I have always maintained that nursery rhymes shape you for life. Superstitions, scoff the disbelievers, but look at my case. I used to recite ‘I am a little tea-pot, short and stout…when I get all steamed up then I shout’ in an appealing prattle. Everyone loved it, especially as I was unable to pronounce the hard ‘T’, but I grew up into a short and what is worse, stout individual, prone to flying off the handle and shouting. How I wish now that I’d stuck to ‘Twinkle twinkle little star’—perhaps it would have wrought a miracle that rained diamonds on me.
Mummy was the most doting mother in the world—she would dash off into the kitchen at twelve midnight if you were hungry—but conversely, also a disciplinarian. I remember when Manoj and I were walking back from Ranchi Colony one day; we decided to buy a lemon drop each. These were kidney shaped sweet-sour toffees that were stored in a big jar and the cost of one was five paise. It wasn’t a princely sum but in good ol’ days, no one had heard of pocket money. Since Sukul ji who ran the paan-dukaan recognised us well enough to be assured of our credit-worthiness, we bought two lemon drops.
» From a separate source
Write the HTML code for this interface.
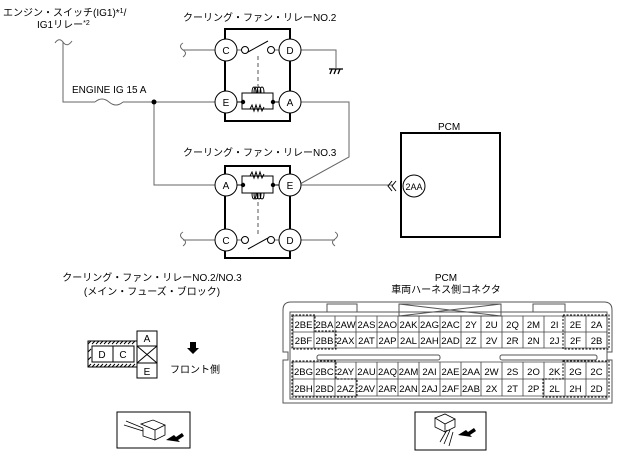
<!DOCTYPE html>
<html><head><meta charset="utf-8"><style>
html,body{margin:0;padding:0;background:#fff;}
svg{display:block;font-family:"Liberation Sans","Noto Sans CJK JP",sans-serif;}
</style></head><body>
<svg width="621" height="451" viewBox="0 0 621 451" xmlns="http://www.w3.org/2000/svg">
<g fill="#000" font-size="10">
<text x="3" y="16">エンジン・スイッチ(IG1)*<tspan font-size="7" dy="-3">1</tspan><tspan dy="3">/</tspan></text>
<text x="37" y="28">IG1リレー<tspan font-size="7" dy="-3">*2</tspan></text>
<text x="183" y="21">クーリング・ファン・リレーNO.2</text>
<text x="183" y="156">クーリング・ファン・リレーNO.3</text>
<text x="72" y="93">ENGINE IG 15 A</text>
<text x="438" y="130">PCM</text>
</g>
<g fill="none" stroke="#666" stroke-width="1">
<path d="M55 43 Q59 37 63 42 Q67 48 72 41"/>
<path d="M63 42 V102 H95 M123 102 H224"/>
<path d="M95 102 q7 -6 14 0 q7 6 14 0" />
<path d="M154 102 V185 H215"/>
<path d="M183 43 q-5 3 0 7 q5 3 0 7 M183 50 H215"/>
<path d="M301 50 H336 V68"/>
<path d="M301 102 H349 V157 L300 184"/>
<path d="M300 185 H393"/>
<path d="M183 232 q-5 3 0 7 q5 3 0 7 M183 240 H215"/>
<path d="M301 240 H335 M335 232 q5 3 0 7 q-5 3 0 7"/>
<path d="M235 50 H242 M274 50 H279 M235 240 H242 M274 240 H279"/>
</g>
<g stroke="#000" stroke-width="1.3"><line x1="329" y1="69" x2="343" y2="69"/><line x1="330" y1="74" x2="332" y2="69"/><line x1="334" y1="74" x2="336" y2="69"/><line x1="338" y1="74" x2="340" y2="69"/></g>
<g fill="none" stroke="#000" stroke-width="2">
<path d="M225 40 V29 H290 V40 M225 60 V91 M290 60 V91 M225 113 V121 H290 V113"/>
<path d="M225 174 V166 H290 V174 M225 196 V229 M290 196 V229 M225 251 V258 H290 V251"/>
<rect x="401" y="133" width="99" height="104"/>
</g>
<g fill="#fff" stroke="#000" stroke-width="1">
<circle cx="226" cy="50" r="11"/><circle cx="290" cy="50" r="11"/>
<circle cx="226" cy="102" r="11"/><circle cx="290" cy="102" r="11"/>
<circle cx="226" cy="185" r="11"/><circle cx="290" cy="185" r="11"/>
<circle cx="226" cy="240" r="11"/><circle cx="290" cy="240" r="11"/>
<circle cx="245" cy="50" r="3.5"/><circle cx="271" cy="50" r="3.5"/>
<circle cx="245" cy="240" r="3.5"/><circle cx="271" cy="240" r="3.5"/>
<circle cx="414" cy="186" r="11"/>
</g>
<g font-size="10" text-anchor="middle" fill="#000">
<text x="226" y="54">C</text><text x="290" y="54">D</text><text x="226" y="106">E</text><text x="290" y="106">A</text>
<text x="226" y="189">A</text><text x="290" y="189">E</text><text x="226" y="244">C</text><text x="290" y="244">D</text>
<text x="414" y="190" font-size="9">2AA</text>
</g>
<g fill="none" stroke="#000" stroke-width="1">
<line x1="248" y1="52" x2="268" y2="41"/>
<line x1="248" y1="249" x2="268" y2="238"/>
<line x1="258" y1="56" x2="258" y2="93" stroke-dasharray="4,3" stroke="#555"/>
<line x1="258" y1="195" x2="258" y2="236" stroke-dasharray="4,3" stroke="#555"/>
<path d="M237 102 H242 V93 H273 V109 H242 V102 M273 102 H279"/>
<path d="M250 109 l2 -4 l2 6 l2 -6 l2 6 l2 -6 l2 6 l2 -4"/>
<path d="M252 93 q0 -6 2 -6 q2 0 2 6 M254 93 q0 -6 2 -6 q2 0 2 6 M257 93 q0 -6 2 -6 q2 0 2 6 M260 93 q0 -6 2 -6 q2 0 2 6"/>
<path d="M237 185 H242 V176 H273 V193 H242 V185 M273 185 H279"/>
<path d="M250 176 l2 -4 l2 6 l2 -6 l2 6 l2 -6 l2 6 l2 -4"/>
<path d="M252 193 q0 6 2 6 q2 0 2 -6 M254 193 q0 6 2 6 q2 0 2 -6 M257 193 q0 6 2 6 q2 0 2 -6 M260 193 q0 6 2 6 q2 0 2 -6"/>
<path d="M392 181 l-4 5 l4 5 M396 181 l-4 5 l4 5"/>
</g>
<g fill="#000"><circle cx="154" cy="102" r="2.5"/><circle cx="243" cy="102" r="2.2"/><circle cx="273" cy="102" r="2.2"/><circle cx="243" cy="185" r="2.2"/><circle cx="273" cy="185" r="2.2"/></g>

<!-- left connector -->
<g font-size="10" fill="#000" text-anchor="middle">
<text x="152" y="281">クーリング・ファン・リレーNO.2/NO.3</text>
<text x="152" y="295">(メイン・フューズ・ブロック)</text>
<text x="195" y="373">フロント側</text>
<text x="446" y="281">PCM</text>
<text x="446" y="293">車両ハーネス側コネクタ</text>
</g>
<g fill="none" stroke="#000" stroke-width="1">
<rect x="88" y="341" width="49" height="26"/>
<rect x="92" y="346" width="21" height="16" fill="#fff"/><rect x="113" y="346" width="21" height="16" fill="#fff"/>
<path d="M88 344 l3 -3 M92 344 l3 -3 M96 344 l3 -3 M100 344 l3 -3 M104 344 l3 -3 M108 344 l3 -3 M112 344 l3 -3 M116 344 l3 -3 M120 344 l3 -3 M124 344 l3 -3 M128 344 l3 -3 M132 344 l3 -3 M88 367 l3 -3 M92 367 l3 -3 M96 367 l3 -3 M100 367 l3 -3 M104 367 l3 -3 M108 367 l3 -3 M112 367 l3 -3 M116 367 l3 -3 M120 367 l3 -3 M124 367 l3 -3 M128 367 l3 -3 M132 367 l3 -3 M88 352 l3 -3 M88 360 l3 -3"/>
<rect x="137" y="331" width="20" height="15" fill="#fff"/>
<rect x="137" y="346" width="20" height="17" fill="#fff"/><path d="M137 346 L157 363 M157 346 L137 363"/>
<rect x="137" y="363" width="20" height="15" fill="#fff"/>
<rect x="117" y="412" width="73" height="36"/>
<rect x="415" y="412" width="71" height="38"/>
</g>
<g font-size="10" fill="#000" text-anchor="middle"><text x="102" y="358">D</text><text x="123" y="358">C</text><text x="147" y="342">A</text><text x="147" y="375">E</text></g>
<path d="M190 342 h6 v6 h3 l-6 6 l-6 -6 h3 z" fill="#000"/>
<!-- icons -->
<g fill="none" stroke="#000" stroke-width="0.8">
<path d="M126 421 L143 428 M124 425 L143 431 M141 424 l12 -4 l12 5 l-10 5 z M155 430 v10 l10 -5 v-10 M143 428 v8 l12 4"/>
<path d="M435 418 l10 -4 l10 5 l-10 5 z M435 418 v9 l10 5 v-8 M445 432 l10 -5 v-8 M447 430 l-7 12 M450 430 l-6 14 M453 432 l-4 14"/>
</g>
<path d="M166 440 l8 -5 l2 2 l6 -4 l2 3 l-6 4 l2 2 z" fill="#000"/>
<path d="M458 435 l8 -5 l2 2 l6 -4 l2 3 l-6 4 l2 2 z" fill="#000"/>

<!-- PCM connector -->
<g fill="none" stroke="#555" stroke-width="1">
<path d="M291 302 H604 Q612 302 612 310 V352 H607 V360 H612 V403 H283 V360 H288 V352 H283 V310 Q283 302 291 302 Z"/>
<rect x="290" y="312" width="317" height="87"/>
<path d="M327 312 V304 H357 V312 M533 312 V304 H565 V312"/>
<path d="M399 304 H501 V316 H399 Z M399 304 L501 316 M501 304 L399 316"/>
<rect x="317" y="355" width="123" height="5" rx="2"/>
<rect x="500" y="355" width="97" height="5" rx="2"/>
</g>
<g fill="none" stroke="#444" stroke-width="0.8">
<path d="M293 316 H607 M293 332 H607 M293 348 H607 M293 362 H607 M293 379 H607 M293 396 H607"/>
<path d="M293 316 V348 M314 316 V348 M335 316 V348 M356 316 V348 M377 316 V348 M398 316 V348 M419 316 V348 M440 316 V348 M461 316 V348 M481 316 V348 M502 316 V348 M523 316 V348 M544 316 V348 M565 316 V348 M586 316 V348 M607 316 V348"/>
<path d="M293 362 V396 M314 362 V396 M335 362 V396 M356 362 V396 M377 362 V396 M398 362 V396 M419 362 V396 M440 362 V396 M461 362 V396 M481 362 V396 M502 362 V396 M523 362 V396 M544 362 V396 M565 362 V396 M586 362 V396 M607 362 V396"/>
</g>
<g fill="none" stroke="#000" stroke-width="1" stroke-dasharray="2,1.5">
<path d="M292 315 H315 V331 H336 V349 H292 Z"/>
<path d="M563 315 H609 V349 H563 Z"/>
<path d="M292 361 H336 V379 H357 V397 H292 Z"/>
<path d="M563 361 H609 V397 H543 V379 H563 Z"/>
</g>
<g font-size="9.5" fill="#000" text-anchor="middle">
<text x="303.5" y="328">2BE</text><text x="324.5" y="328">2BA</text><text x="345.5" y="328">2AW</text><text x="366.5" y="328">2AS</text><text x="387.5" y="328">2AO</text><text x="408.5" y="328">2AK</text><text x="429.5" y="328">2AG</text><text x="450.5" y="328">2AC</text><text x="471" y="328">2Y</text><text x="491.5" y="328">2U</text><text x="512.5" y="328">2Q</text><text x="533.5" y="328">2M</text><text x="554.5" y="328">2I</text><text x="575.5" y="328">2E</text><text x="596.5" y="328">2A</text>
<text x="303.5" y="344">2BF</text><text x="324.5" y="344">2BB</text><text x="345.5" y="344">2AX</text><text x="366.5" y="344">2AT</text><text x="387.5" y="344">2AP</text><text x="408.5" y="344">2AL</text><text x="429.5" y="344">2AH</text><text x="450.5" y="344">2AD</text><text x="471" y="344">2Z</text><text x="491.5" y="344">2V</text><text x="512.5" y="344">2R</text><text x="533.5" y="344">2N</text><text x="554.5" y="344">2J</text><text x="575.5" y="344">2F</text><text x="596.5" y="344">2B</text>
<text x="303.5" y="375">2BG</text><text x="324.5" y="375">2BC</text><text x="345.5" y="375">2AY</text><text x="366.5" y="375">2AU</text><text x="387.5" y="375">2AQ</text><text x="408.5" y="375">2AM</text><text x="429.5" y="375">2AI</text><text x="450.5" y="375">2AE</text><text x="471" y="375">2AA</text><text x="491.5" y="375">2W</text><text x="512.5" y="375">2S</text><text x="533.5" y="375">2O</text><text x="554.5" y="375">2K</text><text x="575.5" y="375">2G</text><text x="596.5" y="375">2C</text>
<text x="303.5" y="392">2BH</text><text x="324.5" y="392">2BD</text><text x="345.5" y="392">2AZ</text><text x="366.5" y="392">2AV</text><text x="387.5" y="392">2AR</text><text x="408.5" y="392">2AN</text><text x="429.5" y="392">2AJ</text><text x="450.5" y="392">2AF</text><text x="471" y="392">2AB</text><text x="491.5" y="392">2X</text><text x="512.5" y="392">2T</text><text x="533.5" y="392">2P</text><text x="554.5" y="392">2L</text><text x="575.5" y="392">2H</text><text x="596.5" y="392">2D</text>
</g>
</svg>
</body></html>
The home-front was another story altogether. We asked Mummy for the money, saying that we had been unable to resist the sweet temptation. I seem to remember that as being the only time ever that I got a slap from her. I’m certain Manoj can’t say the same, because he was forever into and out of scrapes, but meek, inoffensive ol’ me sure hadn’t bargained for Mummy’s anger. ‘You will eat toffees on credit?’ she asked in a furious tone. To date I have not forgotten. I use my credit card so sparingly that I get a joyful sms from the credit card company welcoming me with open arms whenever I make a paltry purchase.
I tried off and on to be a model child beginning with trying to be unselfish. That entailed not taking extra portions of dessert but invariably all good intentions flew out the window when the time came. So Manoj and I would ask casually whether there was any dessert left. Mummy would discover right then that she’d eaten far too much and it was impossible to accommodate dessert; resolutely we would refuse to look in the general direction of Jiji (big sis), who we knew would be glaring at us, and would happily tuck into the helping from Mummy’s share. Today’s children suffering from plenty, rarely behave in this fashion but I can’t say I would trade our days of less miraculously becoming more, for anything in the world.
'Think before you speak' was, for me, limited to the odd English lesson on proverbs. On one occasion, a plumber had come to repair a section of the pipe and after he'd finished the job, requested me to give him a note to that effect. I asked him the spelling of his name in English--I think it was Baleshwar-- and he replied with some embarrassment, that he did not know the language . That should have been the last we heard on the subject. But yours truly, not content with one display of utter foolishness, proceeded to narrate the incident over dinner. Peals of laughter could be heard from all present, interspersed with a clever comment from Manoj that I should have asked him what he thought of the US President. I stormed out of the room in a huff that day and barely managed to live it down thereafter.